Phaedra, an agent of the Hand, resurrected Shingen and stole a piece of Wolverine's soul to torture. Wolverine made a deal with Azrael (the Angel of Death) to kill Phaedra to stop resurrecting the dead if Azrael would heal Wolverine's soul. Phaedra attempted to convince Wolverine to spare her by offering to resurrect Mariko, but Wolverine refused. Wolverine stated that he would pay any price to bring Mariko back, but Logan deeply loved Mariko because she was a better person than himself in every way, and he knew that Mariko would never accept life if it meant that someone as evil as Phaedra was allowed to live as well.

Many years later, Wolverine was captured by the Devil and taken to Hell. In order to have Wolverine comply with his demands, the lord of Hell had Mariko's soul (who had been condemned to Hell for her leadership of the Yashida clan's criminal activities) brought to torture Wolverine into submission; Wolverine, however, was eventually rescued by Puck and Thomas Logan. When Logan finally prepared to flee Hell, he intended to take Mariko alongside but (feeling remorse) she asked to be left behind and return to Earth and reclaim his own life, a request Logan reluctantly acquiesced to.
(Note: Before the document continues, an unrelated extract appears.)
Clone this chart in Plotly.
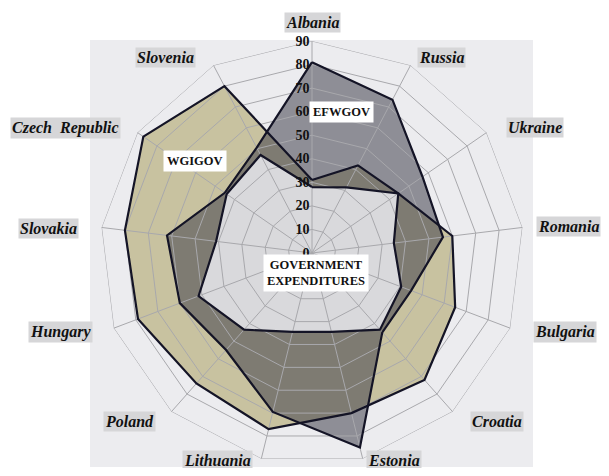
import plotly.graph_objects as go

# the page body adds an 8px margin all round, so the figure is kept inside it
OFFSET = 8
W, H = 609 - 2 * OFFSET, 476 - 2 * OFFSET
MARGIN = dict(l=92, r=77, t=33, b=3)

COUNTRIES = ["Albania", "Russia", "Ukraine", "Romania", "Bulgaria", "Croatia",
             "Estonia", "Lithuania", "Poland", "Hungary", "Slovakia",
             "Czech Republic", "Slovenia"]
COUNTRY_TEXT = ["Albania", "Russia", "Ukraine", "Romania", "Bulgaria", "Croatia",
                "Estonia", "Lithuania", "Poland", "Hungary", "Slovakia",
                "Czech  Republic", "Slovenia"]

EFWGOV = [81, 73.5, 57, 56, 45, 45, 85, 69.5, 55, 60, 62, 45, 50.5]
WGIGOV = [31, 42, 44.5, 60, 65, 72, 70, 77, 74, 79, 80, 87, 80]
GOV_EXP = [28, 31.5, 44.5, 35, 40.5, 43.5, 34.5, 34.5, 43.5, 51.5, 41, 44, 47]

RADIAL_TICKS = [0, 10, 20, 30, 40, 50, 60, 70, 80, 90]

# label box centres, in page pixels
LABEL_PX = [(312, 22), (441, 57), (535, 127), (568, 227), (565, 332), (497, 421),
            (394, 460), (217, 460), (129, 421), (60, 332), (48, 228), (65, 128),
            (165, 57)]

SERIES_TAGS = [("EFWGOV", (341, 112)), ("WGIGOV", (195, 161)),
               ("GOVERNMENT<br>EXPENDITURES", (316, 273))]

SERIF = "Liberation Serif"
OUTLINE = "#141426"
GRID = "#a8a8ac"


def px2paper(x, y):
    x, y = x - OFFSET, y - OFFSET
    pw = W - MARGIN["l"] - MARGIN["r"]
    ph = H - MARGIN["t"] - MARGIN["b"]
    return (x - MARGIN["l"]) / pw, (H - MARGIN["b"] - y) / ph


def closed(vals):
    return list(vals) + [vals[0]]


theta = closed(COUNTRIES)
fig = go.Figure()

# fills: khaki below, translucent grey over it, light grey on top
fills = [(WGIGOV, "#c8c2a0"), (EFWGOV, "rgba(65,65,77,0.55)"), (GOV_EXP, "#d9d9dc")]
for vals, col in fills:
    fig.add_trace(go.Scatterpolar(r=closed(vals), theta=theta, mode="lines",
                                  fill="toself", fillcolor=col,
                                  line=dict(width=0), hoverinfo="skip"))

# grid drawn over the fills, as in the original
gr, gt = [], []
for v in RADIAL_TICKS[1:]:
    gr += [v] * len(theta) + [None]
    gt += theta + [None]
for c in COUNTRIES:
    gr += [0, RADIAL_TICKS[-1], None]
    gt += [c, c, None]
fig.add_trace(go.Scatterpolar(r=gr, theta=gt, mode="lines",
                              line=dict(color=GRID, width=1), hoverinfo="skip"))

for vals in (WGIGOV, EFWGOV, GOV_EXP):
    fig.add_trace(go.Scatterpolar(r=closed(vals), theta=theta, mode="lines",
                                  line=dict(color=OUTLINE, width=2.2),
                                  hoverinfo="skip"))

bx0, by0 = px2paper(90, 40)
bx1, by1 = px2paper(533, 467)
shapes = [dict(type="rect", xref="paper", yref="paper", x0=bx0, y0=by1, x1=bx1, y1=by0,
               fillcolor="#ececef", line=dict(width=0), layer="below")]

annotations = []
for name, (x, y) in zip(COUNTRY_TEXT, LABEL_PX):
    px, py = px2paper(x, y)
    annotations.append(dict(x=px, y=py, xref="paper", yref="paper", text=name,
                            xanchor="center", yanchor="middle",
                            showarrow=False, bgcolor="#d6d6d8", borderpad=1,
                            font=dict(family=SERIF, size=16, color="#111",
                                      style="italic", weight="bold")))
for name, (x, y) in SERIES_TAGS:
    px, py = px2paper(x, y)
    annotations.append(dict(x=px, y=py, xref="paper", yref="paper", text=name,
                            xanchor="center", yanchor="middle",
                            showarrow=False, bgcolor="white", borderpad=3,
                            font=dict(family=SERIF, size=12.5, color="#111",
                                      weight="bold")))

fig.update_layout(
    width=W, height=H,
    margin=MARGIN,
    paper_bgcolor="white",
    showlegend=False,
    shapes=shapes,
    annotations=annotations,
    polar=dict(
        bgcolor="rgba(0,0,0,0)",
        gridshape="linear",
        angularaxis=dict(direction="clockwise", rotation=90, showgrid=False,
                         showline=False, showticklabels=False, ticks=""),
        radialaxis=dict(range=[0, 90], tickvals=RADIAL_TICKS, angle=90,
                        tickangle=90, side="counterclockwise",
                        showgrid=False, showline=False, ticks="",
                        layer="above traces",
                        tickfont=dict(family=SERIF, size=14, color="#111",
                                      weight="bold")),
    ),
)

fig.write_html("out.html")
Old Man Logan faced off against the Hand during their Regenix operation, facing their latest member called the Scarlet Samurai. Logan later discovered that Scarlet Samurai is Mariko resurrected by the Hand to serve as their weapon. With help from Logan, nanites were used to free Mariko from the Hand's control while Gorgon got away. When Logan prepared to return to his own time, he asked Mariko to keep an eye on the young girl would have been in his wife in his own timeline, feeling that asking the other X-Men to keep an eye on her would have risked bringing her too close to his own life, whereas Mariko understood the consequences of loving Logan and would be able to keep the girl safe while keeping her distant.

Other versions

Age of Apocalypse
In the "Age of Apocalypse" timeline, Mariko Yashida was a member of the Human High Council, a group of humans that opposed Apocalypse's tyrannical rule. While not engaged to Logan, Mariko was his former lover and she birthed a daughter, Kirika, an amalgam of X-23 and Amiko Kobayashi. Mariko participates in an attempt to bomb forces of Apocalypse based in North America, though she knows this would mean extensive civilian deaths.

Exiles

In an alternate universe (Earth-2109), Mariko Yashida was Sunfire and a member of the Exiles from Exiles #2 (September, 2001) until her death in Exiles #37 (January, 2004) of their ongoing series. In the 2109 alternate universe, she had the same powers as her 616 Marvel Universe counterpart Sunfire and Sunpyre. This version was created by Judd Winick and Mike McKone. A Japanese citizen and a member of the X-Men in her reality, she was one of Marvel's few openly homosexual characters. She has a relationship with one reality's version of Spider-Woman (Mary Jane Watson).

Reception
Sunfire's open homosexuality has attracted some interest after coming out in Exiles #11. Her death has also garnered some attention. Perry Moore includes her as an example of the poor treatment of gay superheroes, paralleling the earlier Women in Refrigerators.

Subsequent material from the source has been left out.